Despite the superheroic circumstances, there's plenty worth relating to in Gwen's story, especially for any kid who's ever been rejected by a parent. Gwen doesn't even have to tell us how she feels: the ever-shifting watercolor world she lives in does it for us. Miles' arc, though incomplete, also grounds the film's fantastic visuals. While he seems mostly oblivious to the repercussions of his actions in a typical teenage boy fashion, we understand the coming-of-age dilemma he's facing through the eyes of his mother. Rio (Lauren Vélez) can foresee every single way the world might try to stymie the spirit of her Afro-Latino son, and has to let go of her own fears about his future in order to let him grow.

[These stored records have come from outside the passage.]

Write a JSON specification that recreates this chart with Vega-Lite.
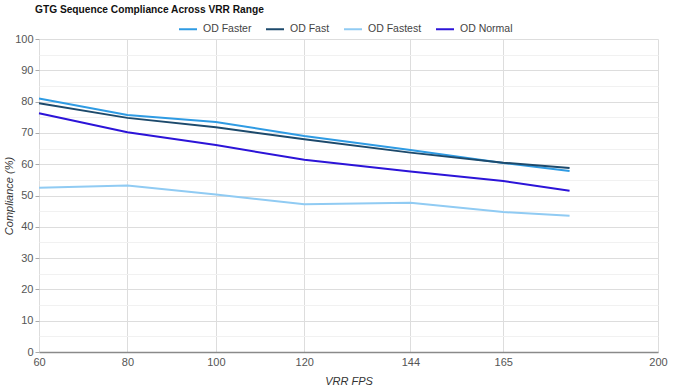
{
  "$schema": "https://vega.github.io/schema/vega-lite/v6.json",
  "autosize": {"type": "none"},
  "width": 619,
  "height": 313,
  "padding": {"left": 39, "top": 39, "right": 17, "bottom": 38},
  "background": "#ffffff",
  "title": {
    "text": "GTG Sequence Compliance Across VRR Range",
    "anchor": "start",
    "frame": "group",
    "font": "Liberation Sans",
    "fontSize": 10.2,
    "fontWeight": "bold",
    "color": "#111111",
    "offset": 4,
    "dx": -4
  },
  "config": {
    "view": {"stroke": null},
    "font": "Liberation Sans"
  },
  "data": {
    "values": [
      {"fps": 60, "series": "OD Faster", "value": 81.0},
      {"fps": 80, "series": "OD Faster", "value": 75.7},
      {"fps": 100, "series": "OD Faster", "value": 73.5},
      {"fps": 120, "series": "OD Faster", "value": 69.0},
      {"fps": 144, "series": "OD Faster", "value": 64.5},
      {"fps": 165, "series": "OD Faster", "value": 60.4},
      {"fps": 180, "series": "OD Faster", "value": 57.8},
      {"fps": 60, "series": "OD Fast", "value": 79.5},
      {"fps": 80, "series": "OD Fast", "value": 74.8},
      {"fps": 100, "series": "OD Fast", "value": 71.8},
      {"fps": 120, "series": "OD Fast", "value": 68.0},
      {"fps": 144, "series": "OD Fast", "value": 63.7},
      {"fps": 165, "series": "OD Fast", "value": 60.5},
      {"fps": 180, "series": "OD Fast", "value": 58.8},
      {"fps": 60, "series": "OD Fastest", "value": 52.5},
      {"fps": 80, "series": "OD Fastest", "value": 53.2},
      {"fps": 100, "series": "OD Fastest", "value": 50.3},
      {"fps": 120, "series": "OD Fastest", "value": 47.2},
      {"fps": 144, "series": "OD Fastest", "value": 47.7},
      {"fps": 165, "series": "OD Fastest", "value": 44.7},
      {"fps": 180, "series": "OD Fastest", "value": 43.5},
      {"fps": 60, "series": "OD Normal", "value": 76.3},
      {"fps": 80, "series": "OD Normal", "value": 70.2},
      {"fps": 100, "series": "OD Normal", "value": 66.1},
      {"fps": 120, "series": "OD Normal", "value": 61.4},
      {"fps": 144, "series": "OD Normal", "value": 57.7},
      {"fps": 165, "series": "OD Normal", "value": 54.6},
      {"fps": 180, "series": "OD Normal", "value": 51.5}
    ]
  },
  "mark": {"type": "line", "strokeWidth": 2, "interpolate": "linear"},
  "encoding": {
    "x": {
      "field": "fps",
      "type": "quantitative",
      "scale": {"domain": [60, 200], "nice": false, "zero": false},
      "axis": {
        "values": [60, 80, 100, 120, 144, 165, 200],
        "title": "VRR FPS",
        "titleFont": "Liberation Sans",
        "titleFontSize": 11,
        "titleFontStyle": "italic",
        "titleFontWeight": "normal",
        "titleColor": "#333333",
        "titlePadding": 8,
        "labelFont": "Liberation Sans",
        "labelFontSize": 11,
        "labelColor": "#555555",
        "labelPadding": 4,
        "labelFlush": false,
        "ticks": false,
        "domain": true,
        "domainColor": "#8a8a8a",
        "domainWidth": 1.5,
        "grid": true,
        "gridColor": "#dddddd",
        "gridWidth": 1
      }
    },
    "y": {
      "field": "value",
      "type": "quantitative",
      "scale": {"domain": [0, 100], "nice": false},
      "axis": {
        "values": [0, 5, 10, 15, 20, 25, 30, 35, 40, 45, 50, 55, 60, 65, 70, 75, 80, 85, 90, 95, 100],
        "labelExpr": "datum.value % 10 === 0 ? datum.label : ''",
        "title": "Compliance (%)",
        "titleFont": "Liberation Sans",
        "titleFontSize": 11,
        "titleFontStyle": "italic",
        "titleFontWeight": "normal",
        "titleColor": "#333333",
        "titlePadding": 0,
        "labelFont": "Liberation Sans",
        "labelFontSize": 11,
        "labelColor": "#555555",
        "labelPadding": 2,
        "tickSize": 4,
        "tickColor": "#aaaaaa",
        "tickOpacity": {"condition": {"test": "datum.value % 10 === 0", "value": 1}, "value": 0},
        "domain": false,
        "grid": true,
        "gridColor": {"condition": {"test": "datum.value % 10 === 0", "value": "#dddddd"}, "value": "#f1f1f1"},
        "gridWidth": 1
      }
    },
    "color": {
      "field": "series",
      "type": "nominal",
      "scale": {
        "domain": ["OD Faster", "OD Fast", "OD Fastest", "OD Normal"],
        "range": ["#2f9be3", "#1d4a6c", "#90cbf3", "#2c14d8"]
      },
      "legend": {
        "title": null,
        "orient": "none",
        "direction": "horizontal",
        "legendX": 139,
        "legendY": -20,
        "symbolType": "stroke",
        "symbolSize": 324,
        "symbolStrokeWidth": 2,
        "labelFont": "Liberation Sans",
        "labelFontSize": 10.5,
        "labelColor": "#444444",
        "labelOffset": 5,
        "columnPadding": 10
      }
    }
  }
}
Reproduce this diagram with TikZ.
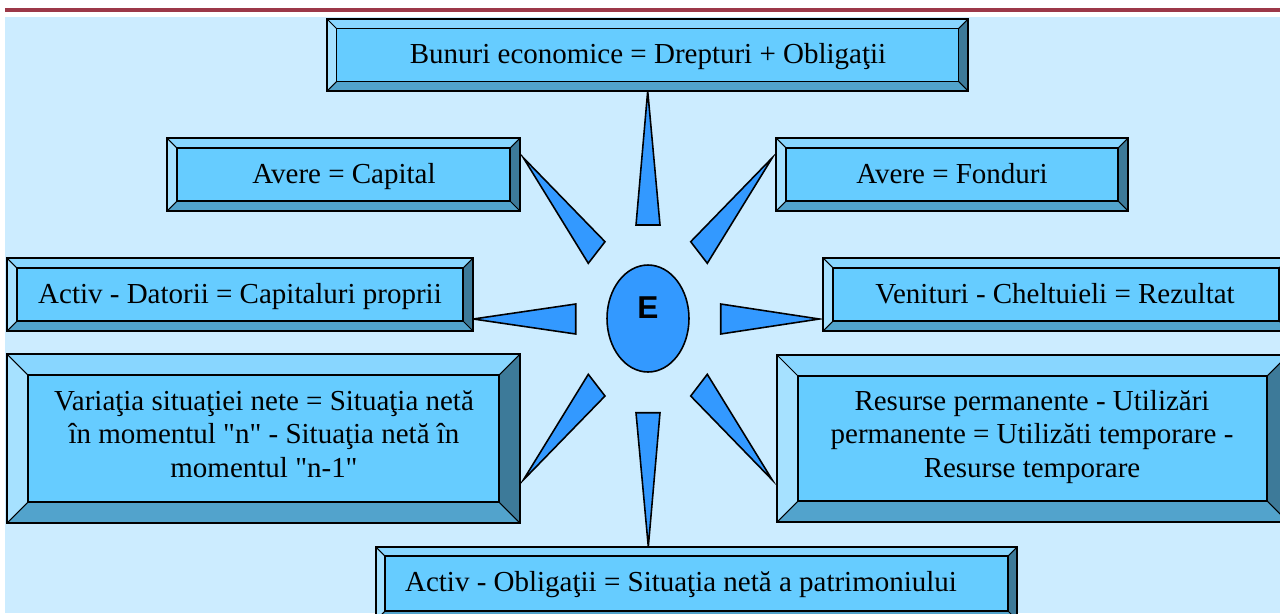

Eye-popping visuals abound

Both parent relationships here carry echoes of Evelyn and Joy's relationship in "Everything Everywhere All At Once." Though that's coincidental, it speaks to the way storytellers like Lord and Miller and the Daniels can focus our attention on the beauty and specificity of experience by surrounding one story with overstimulating chaos that mimics the feeling of life on overdrive. While the emotional cores of "Spider-Verse" and "Everything Everywhere All At Once" share some similarities — particularly, the parent-child relationships of families of color living in America — the films' visuals are in even stronger kinship.

The latest "Spider-Verse" film uses six distinct art styles (plus plenty more used on individual Spidey variations) to bring its multiverse to life, and the film isn't afraid to flit between them second to second — or even frame to frame. The experience of watching "Spider-Man: Across the Spider-Verse" often feels a lot like watching the rapid-fire universe-hopping scenes in "Everything Everywhere All At Once," when for a moment, Evelyn suddenly becomes an urn, a cat, or a pinata. The "Spider-Verse" version of this doesn't change Miles, but allows for a visual clash between the many worlds on display, most often when the dozens of Spider-People he meets come together.

"Spider: Man Across The Spider-Verse" is as different from "Everything Everywhere All At Once" as it is similar, but both are wildly, endlessly creative takes on the multiverse – and the human heart. As Miller notes, the mind-blowing visuals of "Spider-Verse" wouldn't work without the emotional journey, and thankfully, they don't have to. The story of Mile Morales is endearing and captivating, and it works in perfect tandem with the groundbreaking visual art that makes the "Spider-Verse" series new classics in the making — just like another Oscar-winner we know.

"Spider-Man: Across the Spider-Verse" is now in theaters.